Welcome Back: Post-Tournament Introvert Hangover

Welcome Back: Post-Tournament Introvert Hangover

**Deep exhale**

I’m just going to skip over the obvious OH MY GOD WE WON D2 post, as I’m still processing all that and have already had that freakout over various social media platforms.

I’ll just say quickly that I am positively bursting with pride over my team and how well we came together during those games. I’m really glad I got to jam in three of the five games Boston played (and won), including the championship game against Paris. Of all the tournaments I’ve been to, this one was by far the most fun and memorable. I am exceptionally lucky to be on this team, and I’ll certainly miss those skaters who are retiring this year.

 

Decompressing

I’m currently in the post-tournament recovery period.

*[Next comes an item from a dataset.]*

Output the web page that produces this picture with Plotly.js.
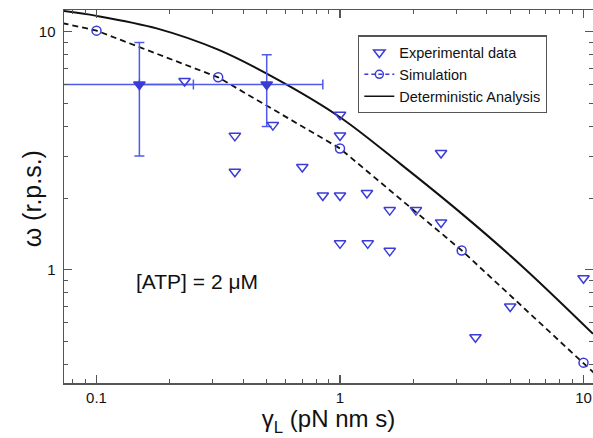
<!DOCTYPE html>
<html>
<head>
<meta charset="utf-8">
<script src="https://cdn.plot.ly/plotly-3.0.1.min.js"></script>
<style>html,body{margin:0;padding:0;background:#fff;}#chart{width:593px;height:438px;}</style>
</head>
<body>
<div id="chart"></div>
<script>
// Experimental data (no error bars)
var expX = [0.23, 0.53, 0.37, 0.37, 0.70, 1.0, 1.0, 2.6, 0.85, 1.0, 1.29, 1.6, 2.05, 2.6, 1.0, 1.3, 1.6, 10, 5.0, 3.6];
var expY = [6.2, 4.05, 3.65, 2.58, 2.7, 4.48, 3.66, 3.09, 2.05, 2.05, 2.1, 1.78, 1.78, 1.58, 1.29, 1.29, 1.2, 0.92, 0.70, 0.52];
// Experimental data with error bars
var errPtX = [0.15, 0.5];
var errPtY = [6.0, 6.0];
var errPtDX = [0.1, 0.35];
var errPtDY = [3.0, 2.0];
// Simulation points (first and last lie just outside the visible range)
var simX = [0.0316, 0.1, 0.316, 1.0, 3.16, 10, 31.6];
var simY = [13.1, 10.1, 6.43, 3.23, 1.205, 0.407, 0.136];
// Deterministic analysis curve
var detX = [0.0735, 0.1, 0.178, 0.316, 0.562, 1.0, 1.78, 3.16, 5.62, 10.94];
var detY = [12.2, 11.65, 10.3, 8.4, 6.24, 4.37, 2.77, 1.72, 1.03, 0.538];
// Tick labels
var xTicks = [0.1, 1, 10];
var xTickText = ['0.1', '1', '10'];
var yTicks = [1, 10];
var yTickText = ['1', '10'];

var blue = '#3b3bd6';
var errBlue = '#4d5be8';
var font = 'Liberation Sans, Arial, Helvetica, sans-serif';

var traces = [
  {x: detX, y: detY, mode: 'lines', line: {color: '#111', width: 2, shape: 'spline', smoothing: 1}, showlegend: false, hoverinfo: 'skip'},
  {x: simX, y: simY, mode: 'lines+markers', showlegend: false, line: {color: '#111', width: 1.8, dash: '6px,4px'},
   marker: {symbol: 'circle-open', size: 9, color: blue, line: {color: blue, width: 1.5}}},
  {x: errPtX, y: errPtY, mode: 'markers', marker: {symbol: 'triangle-down', size: 10, color: blue, line: {color: blue, width: 1.5}},
   error_y: {type: 'data', array: errPtDY, color: errBlue, thickness: 1.5, width: 5},
   error_x: {type: 'data', array: errPtDX, color: errBlue, thickness: 1.5, width: 5}, showlegend: false},
  {x: expX, y: expY, mode: 'markers', name: 'Experimental data', marker: {symbol: 'triangle-down-open', size: 10, color: blue, line: {color: blue, width: 1.5}}},
  {x: [null], y: [null], mode: 'lines+markers', name: 'Simulation', line: {color: blue, width: 1.5, dash: '4px,3px'}, marker: {symbol: 'circle-open', size: 8, color: blue, line: {color: blue, width: 1.5}}},
  {x: [null], y: [null], mode: 'lines', name: 'Deterministic Analysis', line: {color: '#111', width: 1.5}}
];

var axCommon = {
  type: 'log', showgrid: false, zeroline: false, showline: true, linecolor: '#555', linewidth: 1.5,
  mirror: 'allticks', ticks: 'inside', ticklen: 8, tickwidth: 1.2, tickcolor: '#555',
  minor: {ticks: 'inside', ticklen: 4, tickwidth: 1, tickcolor: '#555', dtick: 'D1', showgrid: false},
  tickfont: {family: font, size: 15, color: '#111'}
};

var layout = {
  width: 593, height: 438,
  margin: {l: 64, r: 0, t: 10, b: 55},
  paper_bgcolor: '#fff', plot_bgcolor: '#fff',
  font: {family: font, color: '#111'},
  xaxis: Object.assign({}, axCommon, {
    range: [-1.1335, 1.039], tickmode: 'array', tickvals: xTicks, ticktext: xTickText,
    title: {text: 'γ<sub>L</sub> (pN nm s)', font: {family: font, size: 24}, standoff: 2}
  }),
  yaxis: Object.assign({}, axCommon, {
    range: [-0.476, 1.091], tickmode: 'array', tickvals: yTicks, ticktext: yTickText,
    ticklabelstandoff: 4
  }),
  legend: {x: 0.556, y: 0.932, xanchor: 'left', yanchor: 'top', bgcolor: '#fff', bordercolor: '#555', borderwidth: 1.2,
    font: {family: font, size: 14.5, color: '#111'}, tracegroupgap: 0},
  annotations: [
    {xref: 'paper', yref: 'paper', x: 0.2505, y: 0.2708, text: '[ATP] = 2 μM', showarrow: false,
     font: {family: font, size: 21, color: '#111'}, xanchor: 'center', yanchor: 'middle'},
    {xref: 'paper', yref: 'paper', x: -0.0605, y: 0.495, text: 'ω (r.p.s.)', textangle: -90, showarrow: false,
     font: {family: font, size: 25, color: '#111'}, xanchor: 'center', yanchor: 'middle'}
  ]
};

Plotly.newPlot('chart', traces, layout, {displayModeBar: false, staticPlot: true});
</script>
</body>
</html>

As a classic introvert, I have to decompress after being constantly surrounded by people for five days. While the team GroupMe chatter continues with gossip over who was praised in a game recap, who drank what out of the trophy, and who threw up on the plane ride home, I need some time away from the noise.

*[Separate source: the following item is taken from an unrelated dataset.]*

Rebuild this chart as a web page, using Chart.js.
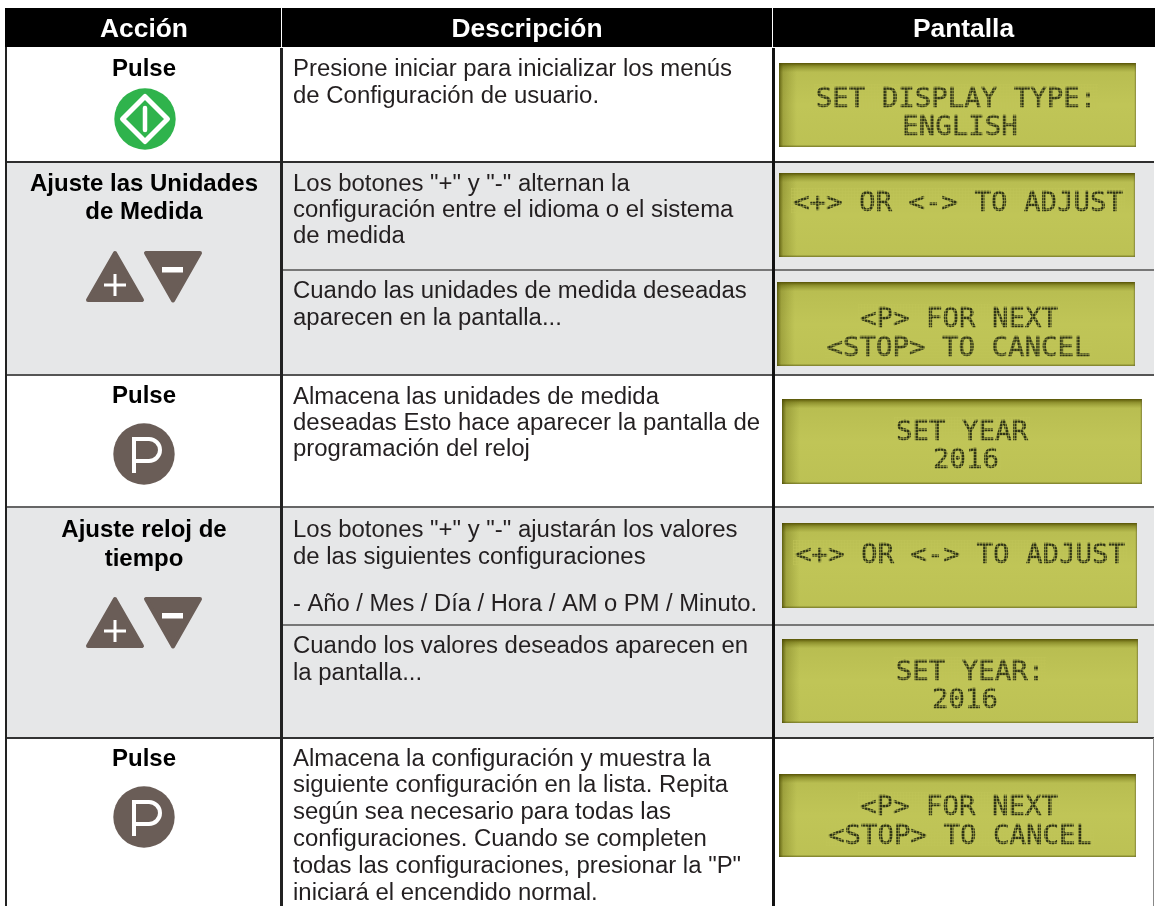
<!DOCTYPE html>
<html lang="es"><head><meta charset="utf-8">
<style>html,body{margin:0;padding:0;background:#fff}canvas{display:block}</style>
<script src="https://cdn.jsdelivr.net/npm/chart.js@4"></script>
</head><body><canvas id="c" width="1155" height="906"></canvas>
<script>
const headers = ["Acción","Descripción","Pantalla"];
const headerCenters = [144,527,963.5];
const columnEdges = [6,281,773,1154];
const rowEdges = [47,162,270,375,507,625,738,906];
const rowFills = ["#ffffff","#e6e7e8","#e6e7e8","#ffffff","#e6e7e8","#e6e7e8","#ffffff"];
const fullRules = [[162,"#2e2e2e"],[375,"#555555"],[507,"#666666"],[738,"#333333"]];
const partRules = [[270,"#777777"],[625,"#777777"]];
const actionLabels = [
 [["Pulse",76]],
 [["Ajuste las Unidades",190.5],["de Medida",219]],
 [["Pulse",403]],
 [["Ajuste reloj de",537],["tiempo",566]],
 [["Pulse",766]]
];
const descriptions = [
 [["Presione iniciar para inicializar los menús",76],["de Configuración de usuario.",102.5]],
 [["Los botones \"+\" y \"-\" alternan la",190.5],["configuración entre el idioma o el sistema",217],["de medida",243]],
 [["Cuando las unidades de medida deseadas",297.5],["aparecen en la pantalla...",324.5]],
 [["Almacena las unidades de medida",403.5],["deseadas Esto hace aparecer la pantalla de",430],["programación del reloj",456]],
 [["Los botones \"+\" y \"-\" ajustarán los valores",537],["de las siguientes configuraciones",564],["- Año / Mes / Día / Hora / AM o PM / Minuto.",611,464]],
 [["Cuando los valores deseados aparecen en",653],["la pantalla...",680]],
 [["Almacena la configuración y muestra la",765.5],["siguiente configuración en la lista. Repita",792],["según sea necesario para todas las",819],["configuraciones. Cuando se completen",846],["todas las configuraciones, presionar la \"P\"",872.5],["iniciará el encendido normal.",900]]
];
const panels = [
 {x:[779,1136],y:[63,147],lines:[["SET DISPLAY TYPE:",956,107],["ENGLISH",960,135]]},
 {x:[779,1135],y:[173,257],lines:[["<+> OR <-> TO ADJUST",958,211]]},
 {x:[777,1135],y:[282,366],lines:[["<P> FOR NEXT",959,327],["<STOP> TO CANCEL",958.5,356]]},
 {x:[782,1142],y:[399,484],lines:[["SET YEAR",962,440],["2016",966,468]]},
 {x:[782,1137],y:[523,608],lines:[["<+> OR <-> TO ADJUST",960,563]]},
 {x:[782,1138],y:[639,723],lines:[["SET YEAR:",970,680],["2016",965,708]]},
 {x:[779,1136],y:[774,857],lines:[["<P> FOR NEXT",959,815],["<STOP> TO CANCEL",960,844]]}
];
const startIcons = [[145,119]];
const stopIcons = [[144,454],[144,817]];
const triangleTops = [251,597];

const sans = '"Liberation Sans", Arial, sans-serif';
const ink = "#231f20", brown = "#6a5d57", lcd = "#c0c557";
const sets = [];
function box(x0,x1,y0,y1,color,extra){
  sets.push(Object.assign({data:[{x:(x0+x1)/2,y:[y0,y1]}],barThickness:x1-x0,grouped:false,
    backgroundColor:color,borderWidth:0,inflateAmount:0,order:-sets.length},extra||{}));
}
box(5,1155,8,47,"#000000");
rowFills.forEach((f,i)=>box(columnEdges[0],columnEdges[3],rowEdges[i],rowEdges[i+1],f));
fullRules.forEach(r=>box(columnEdges[0],columnEdges[3],r[0]-1,r[0]+1,r[1]));
partRules.forEach(r=>box(columnEdges[1],columnEdges[3],r[0]-1,r[0]+1,r[1]));
box(5,7,47,906,"#222222");
box(280,283,48,906,"#222222");
box(772,775,48,906,"#111111");
box(1153,1154,738,906,"#888888");
box(281,282,8,47,"#ffffff");
box(772,773,8,47,"#ffffff");
panels.forEach(p=>box(p.x[0],p.x[1],p.y[0],p.y[1],lcd));

const tablePlugin = {
  id:"table",
  afterDatasetsDraw(chart){
    const c = chart.ctx, X = chart.scales.x, Y = chart.scales.y;
    const px = v=>X.getPixelForValue(v), py = v=>Y.getPixelForValue(v);
    c.save();
    c.textBaseline="alphabetic"; c.textAlign="center";
    c.fillStyle="#ffffff"; c.font='bold 26.4px '+sans;
    headers.forEach((h,i)=>c.fillText(h,px(headerCenters[i]),py(37)));
    c.fillStyle="#000000"; c.font='bold 24px '+sans;
    actionLabels.flat().forEach(l=>c.fillText(l[0],px(144),py(l[1])));
    c.textAlign="left"; c.fillStyle=ink; c.font='23.95px '+sans;
    descriptions.flat().forEach(l=>l[2]?c.fillText(l[0],px(293),py(l[1]),l[2]):c.fillText(l[0],px(293),py(l[1])));
    panels.forEach(p=>{
      const x0=px(p.x[0]),x1=px(p.x[1]),y0=py(p.y[0]),y1=py(p.y[1]);
      let g=c.createLinearGradient(0,y0,0,y1);
      g.addColorStop(0,"rgba(80,75,0,.95)");g.addColorStop(.04,"rgba(100,100,10,.55)");
      g.addColorStop(.11,"rgba(120,125,30,.1)");g.addColorStop(.5,"rgba(120,125,30,0)");
      g.addColorStop(.97,"rgba(120,125,30,.05)");g.addColorStop(1,"rgba(100,100,30,.8)");
      c.fillStyle=g;c.fillRect(x0,y0,x1-x0,y1-y0);
      g=c.createLinearGradient(x0,0,x1,0);
      g.addColorStop(0,"rgba(70,70,0,.8)");g.addColorStop(.012,"rgba(90,90,10,.3)");
      g.addColorStop(.05,"rgba(100,105,20,0)");g.addColorStop(.995,"rgba(100,105,20,0)");g.addColorStop(1,"rgba(110,105,60,.7)");
      c.fillStyle=g;c.fillRect(x0,y0,x1-x0,y1-y0);
      c.textAlign="center"; c.font='27.4px "DejaVu Sans Mono", monospace';
      p.lines.forEach(l=>{
        c.fillStyle="#2f3416"; c.strokeStyle="#2f3416"; c.lineWidth=.6; c.lineJoin="round";
        c.fillText(l[0],px(l[1]),py(l[2]));
        c.strokeText(l[0],px(l[1]),py(l[2]));
        c.fillStyle="rgba(192,197,87,.48)";
        const w=l[0].length*16.5, left=px(l[1])-w/2-2, top=py(l[2])-23;
        for(let yy=top;yy<top+25;yy+=3) c.fillRect(left,yy,w+4,1);
        for(let xx=left;xx<left+w+4;xx+=3) c.fillRect(xx,top,1,25);
      });
    });
    startIcons.forEach(([ix,iy])=>{
      const cx=px(ix),cy=py(iy);
      c.fillStyle="#2fb34c";c.beginPath();c.arc(cx,cy,30.7,0,Math.PI*2);c.fill();
      c.strokeStyle="#ffffff";c.lineWidth=5;c.lineJoin="round";
      c.beginPath();c.moveTo(cx,cy-22.5);c.lineTo(cx+22.5,cy);c.lineTo(cx,cy+22.5);c.lineTo(cx-22.5,cy);c.closePath();c.stroke();
      c.lineCap="round";c.lineWidth=4.5;c.beginPath();c.moveTo(cx,cy-11);c.lineTo(cx,cy+11);c.stroke();c.lineCap="butt";
    });
    stopIcons.forEach(([ix,iy])=>{
      const cx=px(ix),cy=py(iy);
      c.fillStyle=brown;c.beginPath();c.arc(cx,cy,30.7,0,Math.PI*2);c.fill();
      c.strokeStyle="#ffffff";c.lineWidth=4;c.lineJoin="miter";
      c.beginPath();c.moveTo(cx-10,cy+19);c.lineTo(cx-10,cy-15);c.lineTo(cx+5,cy-15);
      c.arc(cx+5,cy-4,11,-Math.PI/2,Math.PI/2);c.lineTo(cx-10,cy+7);c.stroke();
    });
    triangleTops.forEach(t=>{
      const top=py(t);
      c.fillStyle=brown;c.strokeStyle=brown;c.lineWidth=4;c.lineJoin="round";
      c.beginPath();c.moveTo(px(115),top+2);c.lineTo(px(142),top+49);c.lineTo(px(88),top+49);c.closePath();c.fill();c.stroke();
      c.beginPath();c.moveTo(px(146),top+2);c.lineTo(px(200),top+2);c.lineTo(px(173),top+49.5);c.closePath();c.fill();c.stroke();
      c.fillStyle="#ffffff";
      c.fillRect(px(104),top+32.5,22,3);c.fillRect(px(113.5),top+23,3,22);
      c.fillRect(px(162),top+16,21,5.5);
    });
    c.restore();
  }
};
new Chart(document.getElementById("c"),{
  type:"bar",
  data:{datasets:sets},
  options:{
    responsive:false,animation:false,
    layout:{padding:0},
    plugins:{legend:{display:false},tooltip:{enabled:false}},
    scales:{
      x:{type:"linear",min:0,max:1155,display:false,offset:false},
      y:{type:"linear",min:0,max:906,reverse:true,display:false}
    }
  },
  plugins:[tablePlugin]
});
</script></body></html>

In addition to being around your teammates nonstop, most of your time during these tournaments is spent in crowded public places – airports, hotels, restaurants, and convention centers.

It’s a massive energy suck for those of us who generally avoid those situations.

As soon as I got home yesterday afternoon, I didn’t leave the house. I stayed in, caught up on Game of Thrones, and ate my way through the kitchen like a human Pac-Man.

Other ways I plan on spending the next several days:

  • – Living in an ice bath
  • – Drinking hot tea after said ice bath
  • – Reading Kurt Vonnegut
  • – Listening to The Drums’ new album
  • – Foam rolling my calf muscles to the point of liquefaction
  • – Speaking to no one

 

The Bubble

That’s not to say that a part of me doesn’t miss all the stimulation. The first 24 hours after a whirlwind championship weekend always feels like time has slowed, like your derby bubble has burst.

In the real world, most 30-somethings have lives that don’t include ref calls, plus or minus point averages, or competitive brackets. It’s hard to come back to a civilization that doesn’t really understand or care about where you’ve just left your proverbial blood, sweat, and tears.

This “bubble factor” could be why it’s so hard to take a full off-season, let alone leave the sport completely. I’ve been playing for nine years and will probably continue many more until I find something that matches up to derby. One of my biggest life fears is that nothing will ever be as fun as this, and it’s a thought that seems to creep up on me more after the season ends and I’m left with derby withdrawal.

MOVING ON, I’m really looking forward to the D1 tournaments over the next few weeks. I’ll be watching every single game, albeit consumed with jealously and envy for teams that are still safely encased in their derby bubbles.